Civilizations clash with harmonious results as this Iraqi-American composer fuses the traditional strains of Arabic folk music with fiery free jazz, creating a powerful tribute to a beautiful culture whose history is obscured by the fog of war.
The Tigris and Euphrates rivers hold a special place in the history of humanity. They nurtured the world's first civilizations, providing sustenance for the permanent settlements which clustered around their banks and grew into the mighty cultures of antiquity. Their importance was well understood in those times, and both rivers are featured prominently in the religious traditions of Judaism, Christianity, and Islam. The Tigris and Euphrates exist at the beginning of time, and as the stories go, they'll play a significant role at the end of time as well. It is the strong current of these waters that has given our world its momentum, and though we may be too far along to look back and recognize the source, it's worth contemplating how all that we are immersed in today springs from those distant rivers.

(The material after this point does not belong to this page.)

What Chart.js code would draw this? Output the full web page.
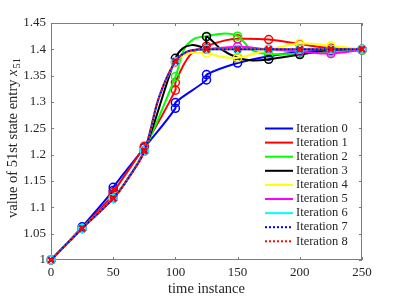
<!DOCTYPE html>
<html>
<head>
<meta charset="utf-8">
<script src="https://cdn.jsdelivr.net/npm/chart.js@4.4.1/dist/chart.umd.min.js"></script>
<style>
  html, body { margin: 0; padding: 0; background: #fff; }
  canvas { display: block; }
</style>
</head>
<body>
<canvas id="stateChart" width="399" height="299"></canvas>
<script>
// values
const seriesNames = ["Iteration 0", "Iteration 1", "Iteration 2", "Iteration 3", "Iteration 4",
  "Iteration 5", "Iteration 6", "Iteration 7", "Iteration 8"];
const seriesColors = ["#0000ff", "#ff0000", "#00ff00", "#000000", "#ffff00",
  "#ff00ff", "#00ffff", "#0000ff", "#ff0000"];
const xTicks = [0, 50, 100, 150, 200, 250];
const yTicks = [1, 1.05, 1.1, 1.15, 1.2, 1.25, 1.3, 1.35, 1.4, 1.45];

const iter0Time = [0, 25, 50, 50, 75, 100, 100, 125, 125, 150, 175, 200, 225, 250];
const iter0Value = [1.0, 1.063, 1.132, 1.138, 1.213, 1.288, 1.299, 1.342, 1.352, 1.374, 1.387, 1.395, 1.398, 1.4];

const iter1Time = [0, 25, 50, 50, 75, 100, 100, 112, 125, 140, 150, 175, 200, 225, 250];
const iter1Value = [1.0, 1.06, 1.124, 1.128, 1.216, 1.3225, 1.337, 1.39, 1.406, 1.417, 1.42, 1.4186, 1.41, 1.402, 1.4];

const iter2Time = [0, 25, 50, 62, 75, 100, 107, 115, 125, 140, 150, 162, 175, 200, 225, 250];
const iter2Value = [1.0, 1.06, 1.117, 1.155, 1.208, 1.348, 1.4, 1.42, 1.425, 1.43, 1.425, 1.398, 1.391, 1.392, 1.395, 1.398];

const iter3Time = [0, 25, 50, 62, 75, 100, 106, 113, 119, 125, 125, 137, 150, 162, 175, 200, 225, 250];
const iter3Value = [1.0, 1.06, 1.117, 1.155, 1.207, 1.383, 1.402, 1.408, 1.406, 1.401, 1.424, 1.4, 1.384, 1.379, 1.381, 1.39, 1.399, 1.4];

const iter4Time = [0, 25, 50, 62, 75, 87, 100, 110, 125, 137, 150, 175, 200, 225, 250];
const iter4Value = [1.0, 1.06, 1.117, 1.155, 1.207, 1.31, 1.375, 1.392, 1.393, 1.386, 1.384, 1.399, 1.411, 1.407, 1.4];

const iter5Time = [0, 25, 50, 62, 75, 87, 100, 110, 125, 150, 175, 200, 225, 250];
const iter5Value = [1.0, 1.06, 1.117, 1.155, 1.207, 1.31, 1.376, 1.396, 1.4, 1.405, 1.4, 1.396, 1.392, 1.399];

const iter6Time = [0, 25, 50, 62, 75, 87, 100, 110, 125, 150, 175, 200, 225, 250];
const iter6Value = [1.0, 1.06, 1.117, 1.155, 1.207, 1.31, 1.377, 1.396, 1.4, 1.4, 1.4, 1.4, 1.4, 1.4];

const iter7Time = [0, 25, 50, 62, 75, 87, 100, 110, 125, 150, 175, 200, 225, 250];
const iter7Value = [1.0, 1.06, 1.117, 1.155, 1.207, 1.31, 1.377, 1.396, 1.4, 1.4, 1.4, 1.4, 1.4, 1.4];

const iter8Time = [0, 25, 50, 62, 75, 87, 100, 110, 125, 150, 175, 200, 225, 250];
const iter8Value = [1.0, 1.06, 1.117, 1.155, 1.207, 1.31, 1.377, 1.396, 1.4, 1.4, 1.4, 1.4, 1.4, 1.4];

const allTimes = [iter0Time, iter1Time, iter2Time, iter3Time, iter4Time, iter5Time, iter6Time, iter7Time, iter8Time];
const allValues = [iter0Value, iter1Value, iter2Value, iter3Value, iter4Value, iter5Value, iter6Value, iter7Value, iter8Value];

const serif = "'Liberation Serif', 'Times New Roman', serif";
const frameColor = "#7d7d7d";
const textColor = "#262626";
const titleSize = 14.5;

function markerRadius(c) {
  // markers only on the sampled instants (every 25)
  return c.raw && c.raw.x % 25 === 0 ? 4 : 0;
}

const datasets = seriesNames.map((name, i) => {
  const dotted = i >= 7;
  return {
    label: name,
    data: allTimes[i].map((t, k) => ({ x: t, y: allValues[i][k] })),
    borderColor: seriesColors[i],
    borderWidth: 2,
    borderDash: dotted ? [2, 2] : [],
    borderDashOffset: i === 8 ? 2 : 0,
    tension: 0.35,
    pointStyle: dotted ? "crossRot" : "circle",
    pointRadius: markerRadius,
    pointBorderWidth: dotted ? 2 : 1.5,
    pointBorderColor: seriesColors[i],
    pointBackgroundColor: "rgba(0,0,0,0)",
    clip: false,
    order: 9 - i,
  };
});

const framePlugin = {
  id: "frame",
  beforeDatasetsDraw(chart) {
    const { ctx, chartArea: a, scales } = chart;
    ctx.save();
    ctx.strokeStyle = frameColor;
    ctx.lineWidth = 1;
    ctx.strokeRect(a.left + 0.5, a.top + 0.5, a.right - a.left - 1, a.bottom - a.top - 1);
    ctx.beginPath();
    xTicks.forEach((v) => {
      const px = Math.round(scales.x.getPixelForValue(v)) + 0.5;
      ctx.moveTo(px, a.bottom);
      ctx.lineTo(px, a.bottom - 3);
      ctx.moveTo(px, a.top);
      ctx.lineTo(px, a.top + 3);
    });
    yTicks.forEach((v) => {
      const py = Math.round(scales.y.getPixelForValue(v)) + 0.5;
      ctx.moveTo(a.left, py);
      ctx.lineTo(a.left + 3, py);
      ctx.moveTo(a.right, py);
      ctx.lineTo(a.right - 3, py);
    });
    ctx.stroke();
    ctx.restore();
  },
  afterDraw(chart) {
    const { ctx, chartArea: a } = chart;
    ctx.save();
    ctx.fillStyle = textColor;

    // x axis title
    ctx.font = titleSize + "px " + serif;
    ctx.textAlign = "center";
    ctx.textBaseline = "middle";
    ctx.fillText("time instance", (a.left + a.right) / 2, 289);

    // y axis title with italic x and subscript 51
    const mainText = "value of 51st state entry ";
    ctx.font = titleSize + "px " + serif;
    const w1 = ctx.measureText(mainText).width;
    ctx.font = "italic " + titleSize + "px " + serif;
    const w2 = ctx.measureText("x").width;
    ctx.font = "10.5px " + serif;
    const w3 = ctx.measureText("51").width;
    const total = w1 + w2 + w3 + 1;
    ctx.translate(17, 138);
    ctx.rotate(-Math.PI / 2);
    ctx.textAlign = "left";
    ctx.textBaseline = "alphabetic";
    let sx = -total / 2;
    ctx.font = titleSize + "px " + serif;
    ctx.fillText(mainText, sx, 0);
    sx += w1;
    ctx.font = "italic " + titleSize + "px " + serif;
    ctx.fillText("x", sx, 0);
    sx += w2 + 1;
    ctx.font = "10.5px " + serif;
    ctx.fillText("51", sx, 3);
    ctx.restore();

    // legend inside the axes, lower right
    ctx.save();
    ctx.font = "12.5px " + serif;
    ctx.textBaseline = "middle";
    ctx.textAlign = "left";
    datasets.forEach((ds, i) => {
      const y = 128.5 + i * 14.1;
      ctx.strokeStyle = ds.borderColor;
      ctx.lineWidth = 2;
      ctx.setLineDash(ds.borderDash);
      ctx.beginPath();
      ctx.moveTo(265, y);
      ctx.lineTo(293, y);
      ctx.stroke();
      ctx.setLineDash([]);
      ctx.fillStyle = textColor;
      ctx.fillText(ds.label, 296, y);
    });
    ctx.restore();
  },
};

new Chart(document.getElementById("stateChart"), {
  type: "line",
  data: { datasets },
  options: {
    responsive: false,
    animation: false,
    devicePixelRatio: 1,
    events: [],
    layout: { padding: { left: 0, right: 37, top: 23, bottom: 0 } },
    plugins: { legend: { display: false }, tooltip: { enabled: false } },
    scales: {
      x: {
        type: "linear",
        min: 0,
        max: 250,
        afterFit: (s) => { s.height = 39; },
        afterBuildTicks: (s) => { s.ticks = xTicks.map((v) => ({ value: v })); },
        ticks: { color: textColor, font: { family: serif, size: 13 }, padding: 5, maxRotation: 0 },
        grid: { display: false, drawTicks: false, tickLength: 0 },
        border: { display: false },
      },
      y: {
        type: "linear",
        min: 1,
        max: 1.45,
        afterFit: (s) => { s.width = 51; },
        afterBuildTicks: (s) => { s.ticks = yTicks.map((v) => ({ value: v })); },
        ticks: {
          color: textColor,
          font: { family: serif, size: 13 },
          padding: 5,
          callback: (v) => String(+Number(v).toFixed(2)),
        },
        grid: { display: false, drawTicks: false, tickLength: 0 },
        border: { display: false },
      },
    },
  },
  plugins: [framePlugin],
});
</script>
</body>
</html>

It is with this sense of reverence and acknowledgement that trumpet player Amir ElSaffar has composed Two Rivers, a suite of songs that pay tribute to the rich musical and cultural traditions that lay upriver, while deftly linking them to more contemporary modes of performing. Born in Chicago to an Iraqi father and an American mother, ElSaffar studied his instrument while absorbing the progressive spirit that typifies the jazz scene of the city. Just prior to the outbreak of the Iraq War, he traveled to Baghdad to learn more about the traditional Iraqi music of maqam, a melodic system whose overall sound is instantly recognizable as Arabic, even if the intensely detailed components are invisible to the untrained ear. Maqam is microtonal, dividing itself into twenty-four distinct notes that include half-flats or half-sharps and significantly expand the musician's arsenal of expression. While ElSaffar performs the maqam with the classic instruments for which it was intended, he also brings his intimate knowledge of the style to his trumpeting. His band, though rooted in the style of modern free and avant jazz, follows ElSaffar's lead into the confluence of traditions.
The result is not a dismal fusion of incongruous sounds, nor does the incorporation of exotic flavor come off as a weak affectation. There is no sense of novelty or insincerity, the kind that can often hamper the impact of so-called world music. Instead, the vital and versatile Arabic styles flow cleanly into the open embrace of American free jazz, and the seamlessness with which ElSaffar and his collaborators blend the two allows the listeners to focus on the content and intention of his music, rather than the logistics of it.
The opening track, “Menba’/Jourjina”, sets the mood by immediately plunging the listener into a wafting melody that is shared as a common element among the instruments, yet seems to subtly shift in color and shape as each player grasps hold of it. The track also introduces some of the Arabic instruments employed by the group throughout the album, including ElSaffar’s seventy-string dulcimer, the santoor, a distinctive hand-drum manned by Zafer Tawil known as the dumbek, and the lute-like buzuq played by Tareq Abboushi.
Though the Arabic themes are dominant on “Memba’”, the recognizable hallmarks of jazz fade in and out of the background. They lightly touch upon the maqam melody until the band transitions into the next composition, “Hemayoun”, in which the saxophone, trumpet, bass, and drums seize total control. Rather than shatter the mood, however, they decide to reinforce it by running with the rhythmic meter put forth by the Arabic instruments and shading it with the more familiar Western sounds.
This level of cooperation and interplay between the disparate styles is absolutely necessary, and ElSaffar’s group does an excellent job ensuring that each of the influences effectively connects with the other. Similarly, the cooperation and interplay between the musicians, particularly ElSaffar’s trumpet and the alto saxophone of Rudresh Manhanthappa, propel the album to such excellence. On the climactic “Blood and Ink/Aneen”, which meditates on the havoc wrecked upon Baghdad by Mongol hordes in 1258, the two flail wildly around one other, their instruments crying out and painting a rich portrait of the chaotic din that surely accompanied the event they depict.
To hear these sounds, both old and new, mixing together so comfortably and so powerfully is a tremendous pleasure. Two Rivers goes a long way toward making the music of maqam approachable and comprehensible by putting it in context alongside more familiar jazz instrumentation and structures. The album works like a musical Rosetta stone; it provides not just the means to understand, but a way to explore a deeper, fuller history than before, and most importantly, showcases the impressive talents of the artists involved in bringing this music to life.